Через две недели знакомый принес ему рукопись.

— Владимир Галактионович думает, что слишком запугал вас. Он говорит, что способности у вас есть, но надо писать с натуры, не философствуя. У вас есть юмор, хотя и грубоватый, но это хорошо! А о стихах он сказал: это бред!

На обложке тетрадки Пешков прочел запись карандашом характерным короленковским почерком:

«По «Песне» трудно судить о Ваших способностях, но, кажется, они у Вас есть. Напишите о чем-либо пережитом Вами и покажите мне. Я не ценитель стихов, Ваши показались мне непонятными, хотя отдельные строки есть сильные и яркие.

Вл. Кор.».

Пешков разорвал тетрадку, листочки, со стихами и затолкал в печь. «С этим покончено…»

Полгода спустя летней теплой ночью сидел он, задумавшись, на Откосе, высоком волжском берегу, и не услышал шагов Короленко.

Во Владимире Галактионовиче было что-то, напоминавшее Пешкову волжского лоцмана: плотная широкогрудая фигура, зоркий взгляд умных глаз, благодушное спокойствие во всем облике.
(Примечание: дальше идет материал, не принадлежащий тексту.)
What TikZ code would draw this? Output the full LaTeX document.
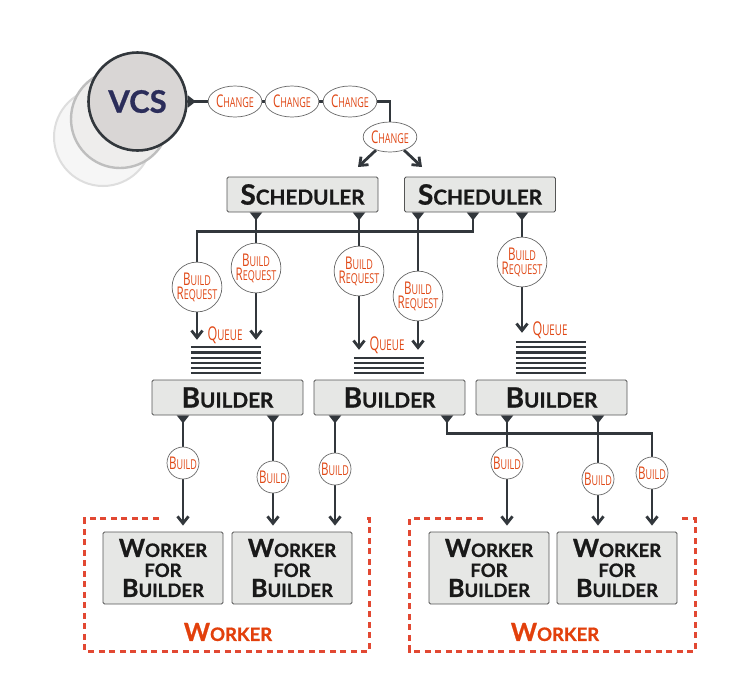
\documentclass[tikz,border=0pt]{standalone}
\usepackage{fontspec}
\setmainfont{Lato}[BoldFeatures={FakeBold=0.8}]
\newfontfamily\lblfont[FakeStretch=0.66]{Open Sans}
\usetikzlibrary{arrows.meta,shapes.geometric}
\definecolor{linec}{RGB}{50,55,60}
\definecolor{boxfill}{RGB}{230,231,229}
\definecolor{boxline}{RGB}{85,85,85}
\definecolor{msgtext}{RGB}{224,72,22}
\definecolor{msgline}{RGB}{105,105,105}
\definecolor{worker}{RGB}{226,64,12}
\definecolor{dashred}{RGB}{226,72,50}
\definecolor{vcsfill}{RGB}{217,214,213}
\definecolor{vcstext}{RGB}{43,45,90}
\definecolor{ghostA}{RGB}{238,237,236}
\definecolor{ghostAline}{RGB}{190,190,190}
\definecolor{ghostB}{RGB}{246,246,246}
\definecolor{ghostBline}{RGB}{222,222,222}
\makeatletter
\newcommand\scratio{0.74}
\newcommand\fsc[2]{#1{\fontsize{\fpeval{\scratio*\f@size}}{\f@baselineskip}\selectfont #2}}
\makeatother
\pgfdeclarelayer{bg}
\pgfsetlayers{bg,main}

\begin{document}
\begin{tikzpicture}[x=1pt, y=-1pt,
    every node/.style={inner sep=0pt},
    line/.style={draw=linec, line width=2.8pt},
    conn/.style={line, {Triangle[reversed, width=12pt, length=8pt]}-},
    arr/.style={line, -{Straight Barb[length=7pt, width=11pt]}},
    box/.style={draw=boxline, fill=boxfill, line width=0.8pt, rounded corners=1.5pt,
        minimum width=151pt, minimum height=35pt, text=black!90,
        font=\bfseries\fontsize{28}{30}\selectfont},
    wbox/.style={box, minimum width=120pt, minimum height=72pt, align=center,
        font=\bfseries\fontsize{25}{20}\selectfont},
    msg/.style={draw=msgline, fill=white, line width=0.7pt, text=msgtext, align=center},
    change/.style={msg, ellipse, minimum width=50pt, minimum height=31pt,
        font=\lblfont\fontsize{17.5}{17}\selectfont\def\scratio{0.78}},
    req/.style={msg, circle, minimum size=48pt,
        font=\lblfont\fontsize{17.5}{14}\selectfont\def\scratio{0.78}},
    build/.style={msg, circle, minimum size=32pt,
        font=\lblfont\fontsize{17.5}{14}\selectfont\def\scratio{0.78}},
    queue/.style={minimum width=70pt},
    qline/.style={draw=linec, line width=2.2pt},
    qlabel/.style={text=msgtext, font=\lblfont\fontsize{19}{19}\selectfont\def\scratio{0.78}},
    grp/.style={draw=dashred, line width=2.8pt, dash pattern=on 6pt off 4.5pt},
    grplabel/.style={text=worker, font=\bfseries\fontsize{25}{25}\selectfont}
]
\useasboundingbox (0,0) rectangle (747,681);

% version control
\node[circle, minimum size=98pt, draw=ghostBline, fill=ghostB, line width=2pt] (ghost2) at (103,137) {};
\node[circle, minimum size=98pt, draw=ghostAline, fill=ghostA, line width=2.4pt] (ghost1) at (120,119) {};
\node[circle, minimum size=98pt, draw=linec, fill=vcsfill, line width=2.6pt, text=vcstext,
    font=\bfseries\fontsize{31}{31}\selectfont] (vcs) at (137.5,101.5) {VCS};

\node[change] (ch1) at (235,101.5) {\fsc{C}{HANGE}};
\node[change] (ch2) at (292,101.5) {\fsc{C}{HANGE}};
\node[change] (ch3) at (350,101.5) {\fsc{C}{HANGE}};
\node[change, minimum width=49pt, minimum height=30pt] (ch4) at (390,137) {\fsc{C}{HANGE}};
\coordinate (s1in) at (358,167);
\coordinate (s2in) at (422,167);

% schedulers
\node[box] (sch1) at (302.5,194.5) {\fsc{S}{CHEDULER}};
\node[box] (sch2) at (480,194.5) {\fsc{S}{CHEDULER}};

\node[req] (br1) at (197,287) {\fsc{B}{UILD}\\\fsc{R}{EQUEST}};
\node[req] (br2) at (256,268) {\fsc{B}{UILD}\\\fsc{R}{EQUEST}};
\node[req] (br3) at (359,271) {\fsc{B}{UILD}\\\fsc{R}{EQUEST}};
\node[req] (br4) at (418,296) {\fsc{B}{UILD}\\\fsc{R}{EQUEST}};
\node[req] (br5) at (522,262) {\fsc{B}{UILD}\\\fsc{R}{EQUEST}};

% queues
\node[queue, minimum height=34pt] (q1) at (226,357) {};
\node[queue, minimum height=24pt] (q2) at (389,362) {};
\node[queue, minimum height=41pt] (q3) at (551,353.5) {};
\foreach \q/\n in {q1/5,q2/3,q3/6}
  \foreach \i in {0,...,\n}
    \draw[qline] ([yshift=\i*5.2pt+1pt]\q.south west) -- ([yshift=\i*5.2pt+1pt]\q.south east);
\node[qlabel] (ql1) at (225,335) {\fsc{Q}{UEUE}};
\node[qlabel] (ql2) at (387,345) {\fsc{Q}{UEUE}};
\node[qlabel] (ql3) at (550,330) {\fsc{Q}{UEUE}};

% builders
\node[box] (b1) at (227.5,397.5) {\fsc{B}{UILDER}};
\node[box] (b2) at (389.5,397.5) {\fsc{B}{UILDER}};
\node[box] (b3) at (551.5,397.5) {\fsc{B}{UILDER}};

\node[build] (k1) at (183,463) {\fsc{B}{UILD}};
\node[build] (k2) at (273,477) {\fsc{B}{UILD}};
\node[build] (k3) at (335,469) {\fsc{B}{UILD}};
\node[build] (k4) at (507,463) {\fsc{B}{UILD}};
\node[build] (k5) at (598,479) {\fsc{B}{UILD}};
\node[build] (k6) at (652,473) {\fsc{B}{UILD}};

% workers
\node (wg1) [minimum width=284pt, minimum height=132pt] at (227,585) {};
\node (wg2) [minimum width=285pt, minimum height=132pt] at (552.5,585) {};
\draw[grp] ([xshift=74pt]wg1.north west) -- (wg1.north west) -- (wg1.south west)
    -- (wg1.south east) -- (wg1.north east) -- ++(-6,0);
\draw[grp] ([xshift=73pt]wg2.north west) -- (wg2.north west) -- (wg2.south west)
    -- (wg2.south east) -- (wg2.north east) -- ++(-17,0);
\node[grplabel] (wl1) at (228,632) {\fsc{W}{ORKER}};
\node[grplabel] (wl2) at (555,632) {\fsc{W}{ORKER}};

\node[wbox] (wb1) at (163,568) {\fsc{W}{ORKER}\\\fsc{}{FOR}\\\fsc{B}{UILDER}};
\node[wbox] (wb2) at (292,568) {\fsc{W}{ORKER}\\\fsc{}{FOR}\\\fsc{B}{UILDER}};
\node[wbox] (wb3) at (489,568) {\fsc{W}{ORKER}\\\fsc{}{FOR}\\\fsc{B}{UILDER}};
\node[wbox] (wb4) at (617,568) {\fsc{W}{ORKER}\\\fsc{}{FOR}\\\fsc{B}{UILDER}};

\begin{pgfonlayer}{bg}
\draw[conn] (vcs.east) -- (ch1);
\draw[line] (ch1) -- (ch2) -- (ch3) -| (ch4);
\draw[arr] (ch4) -- (s1in);
\draw[arr] (ch4) -- (s2in);
% build requests
\draw[conn] (br2 |- sch1.south) -- (br2);
\draw[arr] (br2) -- (br2 |- q1.north);
\draw[conn] (br3 |- sch1.south) -- (br3);
\draw[arr] (br3) -- (br3 |- q2.north);
\draw[conn] (br4 |- sch2.south) -- (br4);
\draw[arr] (br4) -- (br4 |- q2.north);
\draw[conn] ([xshift=-7pt]sch2.south) -- ++(0,19) -| (br1);
\draw[arr] (br1) -- (br1 |- q1.north);
\draw[conn] (br5 |- sch2.south) -- (br5);
\draw[arr] (br5) -- (br5 |- q3.north);
% builds
\draw[conn] (k1 |- b1.south) -- (k1);
\draw[arr, shorten >=6pt] (k1) -- (k1 |- wb1.north);
\draw[conn] (k2 |- b1.south) -- (k2);
\draw[arr, shorten >=6pt] (k2) -- (k2 |- wb2.north);
\draw[conn] (k3 |- b2.south) -- (k3);
\draw[arr, shorten >=6pt] (k3) -- (k3 |- wb2.north);
\draw[conn] (k4 |- b3.south) -- (k4);
\draw[arr, shorten >=6pt] (k4) -- (k4 |- wb3.north);
\draw[conn] (k5 |- b3.south) -- (k5);
\draw[arr, shorten >=6pt] (k5) -- (k5 |- wb4.north);
\draw[conn] ([xshift=57.5pt]b2.south) -- ++(0,18) -| (k6);
\draw[arr, shorten >=6pt] (k6) -- (k6 |- wb4.north);
\end{pgfonlayer}
\end{tikzpicture}
\end{document}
И молодой человек задал вопрос, который мучительно тревожил его давно:

— Почему вы, Владимир Галактионович, такой ровный, спокойный? Мы с вами несколько раз встречались у знакомых, и я ни разу не видел, чтобы вы взволновались, доказывая свою правду. Подо мною все колеблется, вокруг начинается брожение, а вы спокойно прислушиваетесь к спорам. Почему вы спокойны?

— Я знаю, что мне нужно делать, и убежден в полезности того, что делаю, — отвечал Короленко просто и, отодвинувшись, чтобы лучше видеть лицо собеседника, улыбаясь, задал встречный вопрос: — А почему вы об этом спрашиваете?

Почему?! — хотелось крикнуть Пешкову. — Почему интеллигенция не делает более энергичных усилий проникнуть в массу людей, пустая жизнь которых кажется, да и есть на самом деле, совершенно бесполезной, насыщена духовной нищетой, диковинной скукой, равнодушной жестокостью во взаимных отношениях?..

Пешков говорил долго, горячо, а собеседник его, глядя на него — большого — снизу вверх, слушал молча, внимательно, добро.

Помолчав, заговорил дружески, негромко:

— Не спешите выбрать верования, я говорю — выбрать, потому что, мне кажется, теперь их не вырабатывают, а именно — выбирают. Всякая разумная попытка объяснить явления жизни заслуживает внимания и уважения… всякая.

Короленко помолчал, слушая, как проснувшаяся река встречает новый день плеском пароходных колес, гудками, людскими голосами, потом положил руку на плечо собеседника, и это вышло у него само собой, очень просто, по-дружески. Он продолжал:

— Не ожидал, что вас волнуют эти вопросы. Мне говорили о вас, как о человеке иного характера… веселом, грубоватом и враждебном интеллигенции… — И он взволнованно, как о давно продуманном и очень близком, заветном, стал говорить об интеллигенции. Да, она всегда и везде оторвана от народа, но это потому, что она идет впереди, в этом ее историческое значение. Она — дрожжи всякого народного брожения и первый камень в фундаменте каждого нового строительства. Сократ, Джордано Бруно, Галилей, Робеспьер, декабристы, Перовская, Желябов, все, кто сейчас голодают в ссылке, кто в эту ночь сидит за книгой, готовя себя к борьбе за справедливость, а прежде всего, конечно, в тюрьму, — все это самая живая сила жизни, самое чуткое и острое орудие ее… Необходима справедливость! Когда она, накопляясь понемногу, маленькими искорками, образует большой огонь, он сожжет всю ложь и грязь земли, и только тогда жизнь изменит свои тяжелые, печальные формы. Упрямо, не щадя себя, никого и ничего не щадя, вносите в жизнь справедливость!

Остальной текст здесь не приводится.